** START Dataset records **

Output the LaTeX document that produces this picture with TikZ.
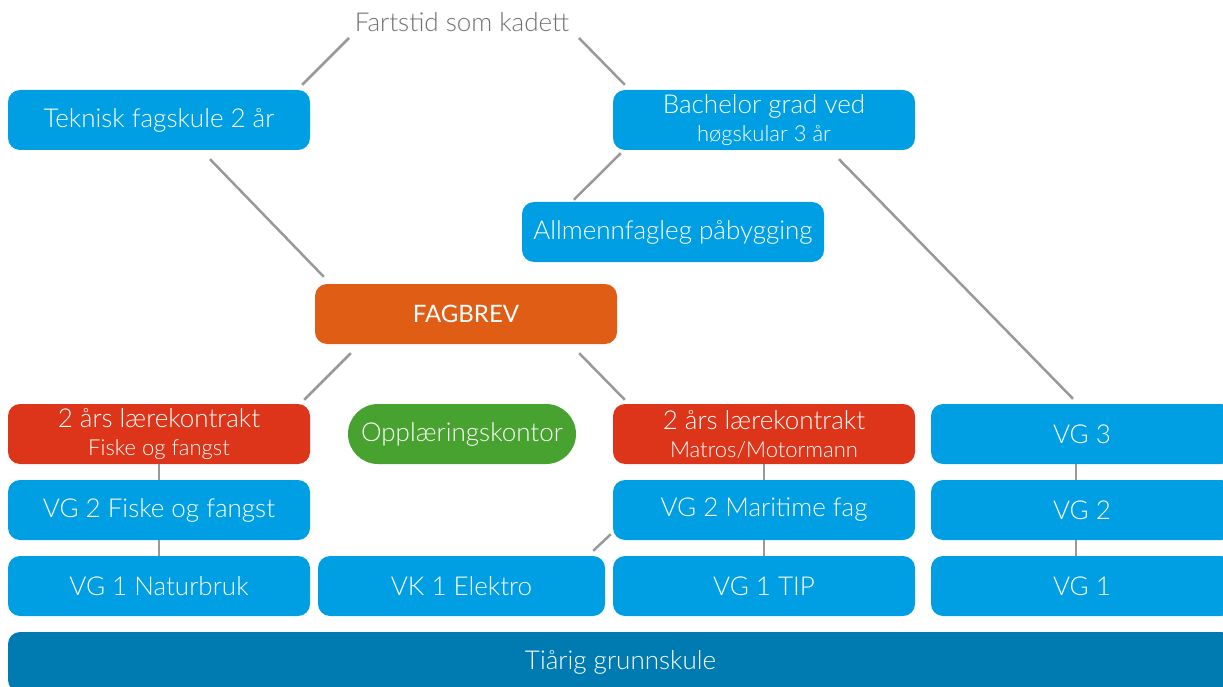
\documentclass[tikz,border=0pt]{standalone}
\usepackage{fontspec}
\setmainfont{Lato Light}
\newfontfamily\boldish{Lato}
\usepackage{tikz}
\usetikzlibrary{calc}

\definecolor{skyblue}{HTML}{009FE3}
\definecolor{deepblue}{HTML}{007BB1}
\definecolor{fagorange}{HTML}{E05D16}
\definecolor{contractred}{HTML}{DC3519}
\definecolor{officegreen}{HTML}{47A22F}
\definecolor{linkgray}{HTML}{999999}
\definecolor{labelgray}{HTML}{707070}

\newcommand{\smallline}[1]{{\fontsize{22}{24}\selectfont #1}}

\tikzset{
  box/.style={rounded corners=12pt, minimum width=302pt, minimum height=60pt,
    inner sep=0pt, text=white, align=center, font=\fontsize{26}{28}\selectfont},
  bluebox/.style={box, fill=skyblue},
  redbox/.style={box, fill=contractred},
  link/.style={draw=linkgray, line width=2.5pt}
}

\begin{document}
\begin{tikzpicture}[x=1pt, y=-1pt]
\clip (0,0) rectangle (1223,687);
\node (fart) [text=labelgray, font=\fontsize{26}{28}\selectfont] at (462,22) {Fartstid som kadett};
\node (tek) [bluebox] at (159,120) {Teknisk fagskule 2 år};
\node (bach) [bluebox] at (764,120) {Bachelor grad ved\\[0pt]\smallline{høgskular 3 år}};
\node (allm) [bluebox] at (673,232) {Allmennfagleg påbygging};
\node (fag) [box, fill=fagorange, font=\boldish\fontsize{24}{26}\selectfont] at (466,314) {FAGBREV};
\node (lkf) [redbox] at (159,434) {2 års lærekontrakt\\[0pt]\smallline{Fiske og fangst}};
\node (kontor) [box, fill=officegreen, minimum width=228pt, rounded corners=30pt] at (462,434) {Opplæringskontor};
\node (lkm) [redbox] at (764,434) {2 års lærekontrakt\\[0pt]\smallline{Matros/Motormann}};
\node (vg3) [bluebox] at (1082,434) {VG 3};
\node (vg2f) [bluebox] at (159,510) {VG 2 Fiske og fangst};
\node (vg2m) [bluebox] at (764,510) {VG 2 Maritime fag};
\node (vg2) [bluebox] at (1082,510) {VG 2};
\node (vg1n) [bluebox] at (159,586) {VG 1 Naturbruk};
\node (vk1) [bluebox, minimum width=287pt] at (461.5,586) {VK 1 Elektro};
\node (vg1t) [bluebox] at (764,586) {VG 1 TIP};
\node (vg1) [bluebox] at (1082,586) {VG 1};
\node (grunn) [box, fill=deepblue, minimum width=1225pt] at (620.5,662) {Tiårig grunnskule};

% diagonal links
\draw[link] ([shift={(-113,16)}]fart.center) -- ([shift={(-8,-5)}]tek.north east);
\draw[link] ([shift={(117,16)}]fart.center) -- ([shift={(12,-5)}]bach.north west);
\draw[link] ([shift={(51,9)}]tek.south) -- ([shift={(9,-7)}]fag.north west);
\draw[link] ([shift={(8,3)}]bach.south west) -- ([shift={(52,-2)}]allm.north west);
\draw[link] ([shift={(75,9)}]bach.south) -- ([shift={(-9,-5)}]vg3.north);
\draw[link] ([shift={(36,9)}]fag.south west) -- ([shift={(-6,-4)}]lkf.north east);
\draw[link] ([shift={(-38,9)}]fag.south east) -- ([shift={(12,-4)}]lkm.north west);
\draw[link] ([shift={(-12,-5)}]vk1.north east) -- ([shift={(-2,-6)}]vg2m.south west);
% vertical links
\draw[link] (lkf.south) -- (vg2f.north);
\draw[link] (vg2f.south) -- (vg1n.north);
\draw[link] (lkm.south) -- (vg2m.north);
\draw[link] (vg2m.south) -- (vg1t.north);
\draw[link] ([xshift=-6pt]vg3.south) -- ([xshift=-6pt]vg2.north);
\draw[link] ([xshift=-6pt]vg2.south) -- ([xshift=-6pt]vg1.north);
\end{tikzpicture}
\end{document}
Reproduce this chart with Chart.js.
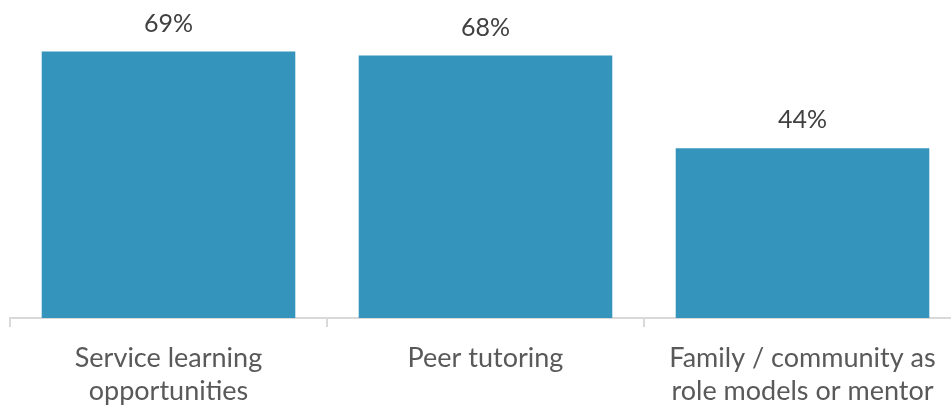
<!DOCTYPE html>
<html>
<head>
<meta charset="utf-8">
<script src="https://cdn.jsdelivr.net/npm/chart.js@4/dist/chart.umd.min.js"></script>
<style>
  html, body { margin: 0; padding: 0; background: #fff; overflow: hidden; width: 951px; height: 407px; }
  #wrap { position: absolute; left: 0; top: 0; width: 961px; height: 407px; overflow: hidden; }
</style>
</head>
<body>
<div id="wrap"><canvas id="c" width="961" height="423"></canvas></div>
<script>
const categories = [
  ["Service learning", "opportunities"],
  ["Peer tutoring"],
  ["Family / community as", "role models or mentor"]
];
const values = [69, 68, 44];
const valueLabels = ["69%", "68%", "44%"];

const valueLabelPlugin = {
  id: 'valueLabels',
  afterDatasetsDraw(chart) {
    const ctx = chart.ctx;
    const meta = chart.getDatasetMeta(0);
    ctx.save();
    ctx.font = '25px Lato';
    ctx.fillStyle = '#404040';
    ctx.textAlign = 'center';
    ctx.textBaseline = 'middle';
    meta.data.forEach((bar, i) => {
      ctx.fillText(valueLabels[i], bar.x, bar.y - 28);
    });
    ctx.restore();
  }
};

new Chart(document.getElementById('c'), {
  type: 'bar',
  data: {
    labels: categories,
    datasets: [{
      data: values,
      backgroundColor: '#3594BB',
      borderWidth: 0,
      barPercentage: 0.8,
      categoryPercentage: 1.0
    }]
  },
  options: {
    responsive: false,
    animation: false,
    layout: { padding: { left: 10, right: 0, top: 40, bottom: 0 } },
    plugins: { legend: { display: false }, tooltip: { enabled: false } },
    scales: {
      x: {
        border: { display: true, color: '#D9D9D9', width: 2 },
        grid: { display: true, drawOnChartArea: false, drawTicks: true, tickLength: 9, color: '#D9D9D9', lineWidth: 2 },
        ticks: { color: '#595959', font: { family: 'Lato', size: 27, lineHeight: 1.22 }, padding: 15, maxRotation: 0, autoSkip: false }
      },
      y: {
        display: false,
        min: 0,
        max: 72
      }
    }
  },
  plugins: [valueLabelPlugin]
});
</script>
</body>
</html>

** END Dataset records **

## [Task to complete]
Copy nothing outside the span: please output the lines from the one with "Reproduce this chart with Chart.js." through the end of the entries above, and skip the pictures.

## [Response]
Reproduce this chart with Chart.js.
<!DOCTYPE html>
<html>
<head>
<meta charset="utf-8">
<script src="https://cdn.jsdelivr.net/npm/chart.js@4/dist/chart.umd.min.js"></script>
<style>
  html, body { margin: 0; padding: 0; background: #fff; overflow: hidden; width: 951px; height: 407px; }
  #wrap { position: absolute; left: 0; top: 0; width: 961px; height: 407px; overflow: hidden; }
</style>
</head>
<body>
<div id="wrap"><canvas id="c" width="961" height="423"></canvas></div>
<script>
const categories = [
  ["Service learning", "opportunities"],
  ["Peer tutoring"],
  ["Family / community as", "role models or mentor"]
];
const values = [69, 68, 44];
const valueLabels = ["69%", "68%", "44%"];

const valueLabelPlugin = {
  id: 'valueLabels',
  afterDatasetsDraw(chart) {
    const ctx = chart.ctx;
    const meta = chart.getDatasetMeta(0);
    ctx.save();
    ctx.font = '25px Lato';
    ctx.fillStyle = '#404040';
    ctx.textAlign = 'center';
    ctx.textBaseline = 'middle';
    meta.data.forEach((bar, i) => {
      ctx.fillText(valueLabels[i], bar.x, bar.y - 28);
    });
    ctx.restore();
  }
};

new Chart(document.getElementById('c'), {
  type: 'bar',
  data: {
    labels: categories,
    datasets: [{
      data: values,
      backgroundColor: '#3594BB',
      borderWidth: 0,
      barPercentage: 0.8,
      categoryPercentage: 1.0
    }]
  },
  options: {
    responsive: false,
    animation: false,
    layout: { padding: { left: 10, right: 0, top: 40, bottom: 0 } },
    plugins: { legend: { display: false }, tooltip: { enabled: false } },
    scales: {
      x: {
        border: { display: true, color: '#D9D9D9', width: 2 },
        grid: { display: true, drawOnChartArea: false, drawTicks: true, tickLength: 9, color: '#D9D9D9', lineWidth: 2 },
        ticks: { color: '#595959', font: { family: 'Lato', size: 27, lineHeight: 1.22 }, padding: 15, maxRotation: 0, autoSkip: false }
      },
      y: {
        display: false,
        min: 0,
        max: 72
      }
    }
  },
  plugins: [valueLabelPlugin]
});
</script>
</body>
</html>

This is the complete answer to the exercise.